> _WORK REQUIRED_: Write out the full listing exactly as given, minus the images.

>> BEGIN DATASET EXTRACT

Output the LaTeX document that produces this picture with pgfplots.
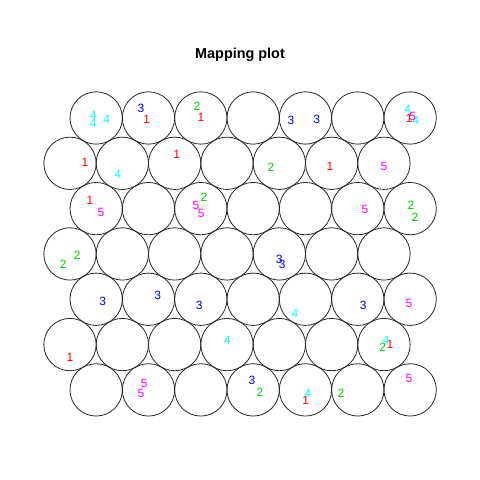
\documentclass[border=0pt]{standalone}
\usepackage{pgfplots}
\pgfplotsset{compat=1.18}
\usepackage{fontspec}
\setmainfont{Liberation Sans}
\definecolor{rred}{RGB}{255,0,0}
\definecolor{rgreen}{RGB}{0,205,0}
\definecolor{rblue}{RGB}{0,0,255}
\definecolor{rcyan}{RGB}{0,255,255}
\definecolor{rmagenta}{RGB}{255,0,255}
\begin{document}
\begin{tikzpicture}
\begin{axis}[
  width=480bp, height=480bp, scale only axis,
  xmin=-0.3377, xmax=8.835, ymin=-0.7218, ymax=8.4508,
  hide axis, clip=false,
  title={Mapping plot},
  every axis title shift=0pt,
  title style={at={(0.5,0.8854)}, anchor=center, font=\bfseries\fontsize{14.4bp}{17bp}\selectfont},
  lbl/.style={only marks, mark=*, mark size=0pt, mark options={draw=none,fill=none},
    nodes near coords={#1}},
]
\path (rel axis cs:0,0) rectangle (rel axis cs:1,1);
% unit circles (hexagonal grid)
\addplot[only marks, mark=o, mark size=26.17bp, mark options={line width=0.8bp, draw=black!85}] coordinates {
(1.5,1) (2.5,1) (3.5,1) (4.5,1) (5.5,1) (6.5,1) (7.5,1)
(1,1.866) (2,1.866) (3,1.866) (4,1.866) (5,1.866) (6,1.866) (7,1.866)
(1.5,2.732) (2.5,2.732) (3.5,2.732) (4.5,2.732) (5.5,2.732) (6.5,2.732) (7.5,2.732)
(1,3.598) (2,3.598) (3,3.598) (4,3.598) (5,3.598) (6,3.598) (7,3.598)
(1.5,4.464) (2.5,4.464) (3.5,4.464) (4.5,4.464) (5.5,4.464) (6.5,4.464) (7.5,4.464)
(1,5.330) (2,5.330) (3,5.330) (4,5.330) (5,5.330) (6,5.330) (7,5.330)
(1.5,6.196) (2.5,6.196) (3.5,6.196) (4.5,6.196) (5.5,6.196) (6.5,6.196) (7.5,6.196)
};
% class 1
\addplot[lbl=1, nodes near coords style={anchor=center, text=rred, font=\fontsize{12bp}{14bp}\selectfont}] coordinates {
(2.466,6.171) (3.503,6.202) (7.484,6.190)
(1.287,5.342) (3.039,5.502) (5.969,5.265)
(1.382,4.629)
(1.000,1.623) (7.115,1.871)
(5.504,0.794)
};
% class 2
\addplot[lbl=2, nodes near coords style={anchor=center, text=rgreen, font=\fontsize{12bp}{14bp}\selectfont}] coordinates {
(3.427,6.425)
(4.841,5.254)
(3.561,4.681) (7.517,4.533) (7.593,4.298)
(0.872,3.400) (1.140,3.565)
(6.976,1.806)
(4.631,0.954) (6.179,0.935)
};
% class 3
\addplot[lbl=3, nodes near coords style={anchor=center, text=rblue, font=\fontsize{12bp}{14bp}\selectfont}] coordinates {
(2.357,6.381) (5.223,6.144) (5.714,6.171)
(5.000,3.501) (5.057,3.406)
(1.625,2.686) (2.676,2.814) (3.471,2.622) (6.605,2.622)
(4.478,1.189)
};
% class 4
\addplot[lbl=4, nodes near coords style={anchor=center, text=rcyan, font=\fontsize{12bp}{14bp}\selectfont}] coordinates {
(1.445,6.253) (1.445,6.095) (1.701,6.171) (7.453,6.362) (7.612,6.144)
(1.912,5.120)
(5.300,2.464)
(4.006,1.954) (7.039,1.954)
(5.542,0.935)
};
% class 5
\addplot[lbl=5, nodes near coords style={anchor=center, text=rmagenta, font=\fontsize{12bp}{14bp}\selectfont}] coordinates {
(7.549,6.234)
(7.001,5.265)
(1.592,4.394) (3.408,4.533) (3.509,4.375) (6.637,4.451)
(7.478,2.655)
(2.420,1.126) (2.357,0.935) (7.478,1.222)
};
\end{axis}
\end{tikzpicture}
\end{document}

>> END DATASET EXTRACT

> _FULL OUTPUT_:
Output the LaTeX document that produces this picture with pgfplots.
\documentclass[border=0pt]{standalone}
\usepackage{pgfplots}
\pgfplotsset{compat=1.18}
\usepackage{fontspec}
\setmainfont{Liberation Sans}
\definecolor{rred}{RGB}{255,0,0}
\definecolor{rgreen}{RGB}{0,205,0}
\definecolor{rblue}{RGB}{0,0,255}
\definecolor{rcyan}{RGB}{0,255,255}
\definecolor{rmagenta}{RGB}{255,0,255}
\begin{document}
\begin{tikzpicture}
\begin{axis}[
  width=480bp, height=480bp, scale only axis,
  xmin=-0.3377, xmax=8.835, ymin=-0.7218, ymax=8.4508,
  hide axis, clip=false,
  title={Mapping plot},
  every axis title shift=0pt,
  title style={at={(0.5,0.8854)}, anchor=center, font=\bfseries\fontsize{14.4bp}{17bp}\selectfont},
  lbl/.style={only marks, mark=*, mark size=0pt, mark options={draw=none,fill=none},
    nodes near coords={#1}},
]
\path (rel axis cs:0,0) rectangle (rel axis cs:1,1);
% unit circles (hexagonal grid)
\addplot[only marks, mark=o, mark size=26.17bp, mark options={line width=0.8bp, draw=black!85}] coordinates {
(1.5,1) (2.5,1) (3.5,1) (4.5,1) (5.5,1) (6.5,1) (7.5,1)
(1,1.866) (2,1.866) (3,1.866) (4,1.866) (5,1.866) (6,1.866) (7,1.866)
(1.5,2.732) (2.5,2.732) (3.5,2.732) (4.5,2.732) (5.5,2.732) (6.5,2.732) (7.5,2.732)
(1,3.598) (2,3.598) (3,3.598) (4,3.598) (5,3.598) (6,3.598) (7,3.598)
(1.5,4.464) (2.5,4.464) (3.5,4.464) (4.5,4.464) (5.5,4.464) (6.5,4.464) (7.5,4.464)
(1,5.330) (2,5.330) (3,5.330) (4,5.330) (5,5.330) (6,5.330) (7,5.330)
(1.5,6.196) (2.5,6.196) (3.5,6.196) (4.5,6.196) (5.5,6.196) (6.5,6.196) (7.5,6.196)
};
% class 1
\addplot[lbl=1, nodes near coords style={anchor=center, text=rred, font=\fontsize{12bp}{14bp}\selectfont}] coordinates {
(2.466,6.171) (3.503,6.202) (7.484,6.190)
(1.287,5.342) (3.039,5.502) (5.969,5.265)
(1.382,4.629)
(1.000,1.623) (7.115,1.871)
(5.504,0.794)
};
% class 2
\addplot[lbl=2, nodes near coords style={anchor=center, text=rgreen, font=\fontsize{12bp}{14bp}\selectfont}] coordinates {
(3.427,6.425)
(4.841,5.254)
(3.561,4.681) (7.517,4.533) (7.593,4.298)
(0.872,3.400) (1.140,3.565)
(6.976,1.806)
(4.631,0.954) (6.179,0.935)
};
% class 3
\addplot[lbl=3, nodes near coords style={anchor=center, text=rblue, font=\fontsize{12bp}{14bp}\selectfont}] coordinates {
(2.357,6.381) (5.223,6.144) (5.714,6.171)
(5.000,3.501) (5.057,3.406)
(1.625,2.686) (2.676,2.814) (3.471,2.622) (6.605,2.622)
(4.478,1.189)
};
% class 4
\addplot[lbl=4, nodes near coords style={anchor=center, text=rcyan, font=\fontsize{12bp}{14bp}\selectfont}] coordinates {
(1.445,6.253) (1.445,6.095) (1.701,6.171) (7.453,6.362) (7.612,6.144)
(1.912,5.120)
(5.300,2.464)
(4.006,1.954) (7.039,1.954)
(5.542,0.935)
};
% class 5
\addplot[lbl=5, nodes near coords style={anchor=center, text=rmagenta, font=\fontsize{12bp}{14bp}\selectfont}] coordinates {
(7.549,6.234)
(7.001,5.265)
(1.592,4.394) (3.408,4.533) (3.509,4.375) (6.637,4.451)
(7.478,2.655)
(2.420,1.126) (2.357,0.935) (7.478,1.222)
};
\end{axis}
\end{tikzpicture}
\end{document}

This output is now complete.